- **What is required**
Leave out the pictures and copy everything else below exactly.

★ ★ ★ ★

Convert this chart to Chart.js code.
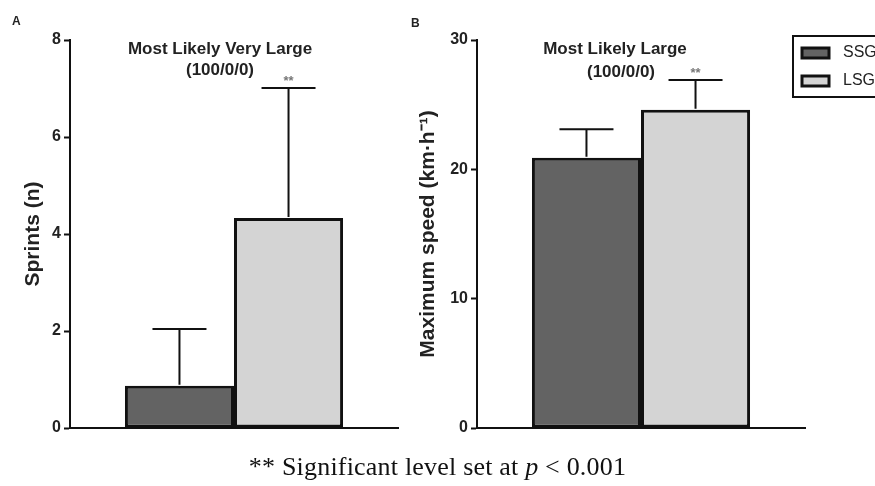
<!DOCTYPE html>
<html>
<head>
<meta charset="utf-8">
<script src="https://cdn.jsdelivr.net/npm/chart.js@4.4.1/dist/chart.umd.min.js"></script>
<style>
html, body { margin: 0; padding: 0; background: #fff; }
body { width: 875px; height: 486px; position: relative; overflow: hidden; }
#wrapA { position: absolute; left: 0; top: 0; width: 410px; height: 486px; }
#wrapB { position: absolute; left: 410px; top: 0; width: 465px; height: 486px; }
#note { position: absolute; left: 0; width: 875px; top: 453px; text-align: center;
        font-family: "Liberation Serif", serif; font-size: 26px; letter-spacing: 0.2px;
        line-height: 28px; color: #111; }
</style>
</head>
<body>
<div id="wrapA"><canvas id="chartA"></canvas></div>
<div id="wrapB"><canvas id="chartB"></canvas></div>
<div id="note">** Significant level set at <i>p</i> &lt; 0.001</div>
<script>
// ======================================================
// Data
// ======================================================

const groups = ["SSG", "LSG"];
const fillColors = ["#636363", "#d4d4d4"];

const sprintMeans = [0.87, 4.33];
const sprintSD = [1.17, 2.68];
const sprintTicks = [0, 2, 4, 6, 8];

const speedMeans = [20.9, 24.6];
const speedSD = [2.2, 2.3];
const speedTicks = [0, 10, 20, 30];

const boldFont = "'Liberation Sans', Arial, sans-serif";

// ======================================================
// Error bars, titles, stars, legend
// ======================================================

const extrasPlugin = {
    id: "extras",
    afterDatasetsDraw(chart, args, opts) {
        const ctx = chart.ctx;
        const y = chart.scales.y;
        ctx.save();

        chart.data.datasets.forEach((ds, i) => {
            const bar = chart.getDatasetMeta(i).data[0];
            const top = y.getPixelForValue(ds.data[0] + opts.sd[i]);
            ctx.strokeStyle = "#111";
            ctx.lineWidth = 2;
            ctx.beginPath();
            ctx.moveTo(bar.x, bar.y - 1);
            ctx.lineTo(bar.x, top);
            ctx.moveTo(bar.x - 27, top);
            ctx.lineTo(bar.x + 27, top);
            ctx.stroke();
            if (i === 1) {
                ctx.fillStyle = "#777";
                ctx.font = "bold 13px " + boldFont;
                ctx.textAlign = "center";
                ctx.textBaseline = "middle";
                ctx.fillText("**", bar.x, top - 7);
            }
        });

        ctx.fillStyle = "#222";
        ctx.font = "bold 17px " + boldFont;
        ctx.textAlign = "center";
        ctx.textBaseline = "middle";
        opts.title.forEach(t => ctx.fillText(t.text, t.x, t.y));

        ctx.font = "bold 12px " + boldFont;
        ctx.textAlign = "left";
        ctx.fillText(opts.panel.text, opts.panel.x, opts.panel.y);

        if (opts.legend) {
            const L = opts.legend;
            ctx.strokeStyle = "#111";
            ctx.lineWidth = 2;
            ctx.strokeRect(L.x, L.y, L.w, L.h);
            ctx.font = "16px " + boldFont;
            chart.data.datasets.forEach((ds, i) => {
                const sy = L.y + 12 + i * 28;
                ctx.fillStyle = ds.backgroundColor;
                ctx.lineWidth = 3;
                ctx.fillRect(L.x + 9, sy, 27, 10);
                ctx.strokeRect(L.x + 9, sy, 27, 10);
                ctx.fillStyle = "#222";
                ctx.textAlign = "left";
                ctx.fillText(ds.label, L.x + 50, sy + 5);
            });
        }
        ctx.restore();
    }
};

function makeDatasets(means) {
    return groups.map((g, i) => ({
        label: g,
        data: [means[i]],
        backgroundColor: fillColors[i],
        borderColor: "#111",
        borderWidth: 3,
        borderSkipped: false,
        barPercentage: 1,
        categoryPercentage: 0.665
    }));
}

function makeChart(canvasId, means, sd, ticks, yTitle, yWidth, titlePad, rightPad, extras) {
    return new Chart(document.getElementById(canvasId), {
        type: "bar",
        data: {
            labels: [""],
            datasets: makeDatasets(means)
        },
        options: {
            responsive: true,
            maintainAspectRatio: false,
            animation: false,
            layout: {
                padding: { top: 40, bottom: 58, left: 0, right: rightPad }
            },
            plugins: {
                legend: { display: false },
                tooltip: { enabled: false },
                extras: Object.assign({ sd: sd }, extras)
            },
            scales: {
                x: {
                    grid: { display: false },
                    ticks: { display: false },
                    border: { display: true, color: "#111", width: 2 },
                    afterFit: s => { s.height = 0; }
                },
                y: {
                    min: ticks[0],
                    max: ticks[ticks.length - 1],
                    afterBuildTicks: s => { s.ticks = ticks.map(v => ({ value: v })); },
                    grid: {
                        display: true,
                        drawOnChartArea: false,
                        drawTicks: true,
                        tickLength: 6,
                        tickWidth: 2,
                        tickColor: "#111"
                    },
                    border: { display: true, color: "#111", width: 2 },
                    ticks: {
                        color: "#222",
                        padding: 3,
                        font: { family: boldFont, size: 16, weight: "bold" }
                    },
                    title: {
                        display: true,
                        text: yTitle,
                        color: "#222",
                        padding: { top: titlePad, bottom: 0 },
                        font: { family: boldFont, size: 21, weight: "bold" }
                    },
                    afterFit: s => { s.width = yWidth; }
                }
            }
        },
        plugins: [extrasPlugin]
    });
}

// ======================================================
// Panel A: sprints
// ======================================================

makeChart("chartA", sprintMeans, sprintSD, sprintTicks, "Sprints (n)", 70, 21, 12, {
    title: [
        { text: "Most Likely Very Large", x: 220, y: 49 },
        { text: "(100/0/0)", x: 220, y: 70 }
    ],
    panel: { text: "A", x: 12, y: 22 }
});

// ======================================================
// Panel B: maximum speed
// ======================================================

makeChart("chartB", speedMeans, speedSD, speedTicks, "Maximum speed (km\u00b7h\u207b\u00b9)", 67, 6, 70, {
    title: [
        { text: "Most Likely Large", x: 205, y: 49 },
        { text: "(100/0/0)", x: 211, y: 72 }
    ],
    panel: { text: "B", x: 1, y: 24 },
    legend: { x: 383, y: 36, w: 100, h: 61 }
});
</script>
</body>
</html>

★ ★ ★ ★

- **Answer for the task**
Convert this chart to Chart.js code.
<!DOCTYPE html>
<html>
<head>
<meta charset="utf-8">
<script src="https://cdn.jsdelivr.net/npm/chart.js@4.4.1/dist/chart.umd.min.js"></script>
<style>
html, body { margin: 0; padding: 0; background: #fff; }
body { width: 875px; height: 486px; position: relative; overflow: hidden; }
#wrapA { position: absolute; left: 0; top: 0; width: 410px; height: 486px; }
#wrapB { position: absolute; left: 410px; top: 0; width: 465px; height: 486px; }
#note { position: absolute; left: 0; width: 875px; top: 453px; text-align: center;
        font-family: "Liberation Serif", serif; font-size: 26px; letter-spacing: 0.2px;
        line-height: 28px; color: #111; }
</style>
</head>
<body>
<div id="wrapA"><canvas id="chartA"></canvas></div>
<div id="wrapB"><canvas id="chartB"></canvas></div>
<div id="note">** Significant level set at <i>p</i> &lt; 0.001</div>
<script>
// ======================================================
// Data
// ======================================================

const groups = ["SSG", "LSG"];
const fillColors = ["#636363", "#d4d4d4"];

const sprintMeans = [0.87, 4.33];
const sprintSD = [1.17, 2.68];
const sprintTicks = [0, 2, 4, 6, 8];

const speedMeans = [20.9, 24.6];
const speedSD = [2.2, 2.3];
const speedTicks = [0, 10, 20, 30];

const boldFont = "'Liberation Sans', Arial, sans-serif";

// ======================================================
// Error bars, titles, stars, legend
// ======================================================

const extrasPlugin = {
    id: "extras",
    afterDatasetsDraw(chart, args, opts) {
        const ctx = chart.ctx;
        const y = chart.scales.y;
        ctx.save();

        chart.data.datasets.forEach((ds, i) => {
            const bar = chart.getDatasetMeta(i).data[0];
            const top = y.getPixelForValue(ds.data[0] + opts.sd[i]);
            ctx.strokeStyle = "#111";
            ctx.lineWidth = 2;
            ctx.beginPath();
            ctx.moveTo(bar.x, bar.y - 1);
            ctx.lineTo(bar.x, top);
            ctx.moveTo(bar.x - 27, top);
            ctx.lineTo(bar.x + 27, top);
            ctx.stroke();
            if (i === 1) {
                ctx.fillStyle = "#777";
                ctx.font = "bold 13px " + boldFont;
                ctx.textAlign = "center";
                ctx.textBaseline = "middle";
                ctx.fillText("**", bar.x, top - 7);
            }
        });

        ctx.fillStyle = "#222";
        ctx.font = "bold 17px " + boldFont;
        ctx.textAlign = "center";
        ctx.textBaseline = "middle";
        opts.title.forEach(t => ctx.fillText(t.text, t.x, t.y));

        ctx.font = "bold 12px " + boldFont;
        ctx.textAlign = "left";
        ctx.fillText(opts.panel.text, opts.panel.x, opts.panel.y);

        if (opts.legend) {
            const L = opts.legend;
            ctx.strokeStyle = "#111";
            ctx.lineWidth = 2;
            ctx.strokeRect(L.x, L.y, L.w, L.h);
            ctx.font = "16px " + boldFont;
            chart.data.datasets.forEach((ds, i) => {
                const sy = L.y + 12 + i * 28;
                ctx.fillStyle = ds.backgroundColor;
                ctx.lineWidth = 3;
                ctx.fillRect(L.x + 9, sy, 27, 10);
                ctx.strokeRect(L.x + 9, sy, 27, 10);
                ctx.fillStyle = "#222";
                ctx.textAlign = "left";
                ctx.fillText(ds.label, L.x + 50, sy + 5);
            });
        }
        ctx.restore();
    }
};

function makeDatasets(means) {
    return groups.map((g, i) => ({
        label: g,
        data: [means[i]],
        backgroundColor: fillColors[i],
        borderColor: "#111",
        borderWidth: 3,
        borderSkipped: false,
        barPercentage: 1,
        categoryPercentage: 0.665
    }));
}

function makeChart(canvasId, means, sd, ticks, yTitle, yWidth, titlePad, rightPad, extras) {
    return new Chart(document.getElementById(canvasId), {
        type: "bar",
        data: {
            labels: [""],
            datasets: makeDatasets(means)
        },
        options: {
            responsive: true,
            maintainAspectRatio: false,
            animation: false,
            layout: {
                padding: { top: 40, bottom: 58, left: 0, right: rightPad }
            },
            plugins: {
                legend: { display: false },
                tooltip: { enabled: false },
                extras: Object.assign({ sd: sd }, extras)
            },
            scales: {
                x: {
                    grid: { display: false },
                    ticks: { display: false },
                    border: { display: true, color: "#111", width: 2 },
                    afterFit: s => { s.height = 0; }
                },
                y: {
                    min: ticks[0],
                    max: ticks[ticks.length - 1],
                    afterBuildTicks: s => { s.ticks = ticks.map(v => ({ value: v })); },
                    grid: {
                        display: true,
                        drawOnChartArea: false,
                        drawTicks: true,
                        tickLength: 6,
                        tickWidth: 2,
                        tickColor: "#111"
                    },
                    border: { display: true, color: "#111", width: 2 },
                    ticks: {
                        color: "#222",
                        padding: 3,
                        font: { family: boldFont, size: 16, weight: "bold" }
                    },
                    title: {
                        display: true,
                        text: yTitle,
                        color: "#222",
                        padding: { top: titlePad, bottom: 0 },
                        font: { family: boldFont, size: 21, weight: "bold" }
                    },
                    afterFit: s => { s.width = yWidth; }
                }
            }
        },
        plugins: [extrasPlugin]
    });
}

// ======================================================
// Panel A: sprints
// ======================================================

makeChart("chartA", sprintMeans, sprintSD, sprintTicks, "Sprints (n)", 70, 21, 12, {
    title: [
        { text: "Most Likely Very Large", x: 220, y: 49 },
        { text: "(100/0/0)", x: 220, y: 70 }
    ],
    panel: { text: "A", x: 12, y: 22 }
});

// ======================================================
// Panel B: maximum speed
// ======================================================

makeChart("chartB", speedMeans, speedSD, speedTicks, "Maximum speed (km\u00b7h\u207b\u00b9)", 67, 6, 70, {
    title: [
        { text: "Most Likely Large", x: 205, y: 49 },
        { text: "(100/0/0)", x: 211, y: 72 }
    ],
    panel: { text: "B", x: 1, y: 24 },
    legend: { x: 383, y: 36, w: 100, h: 61 }
});
</script>
</body>
</html>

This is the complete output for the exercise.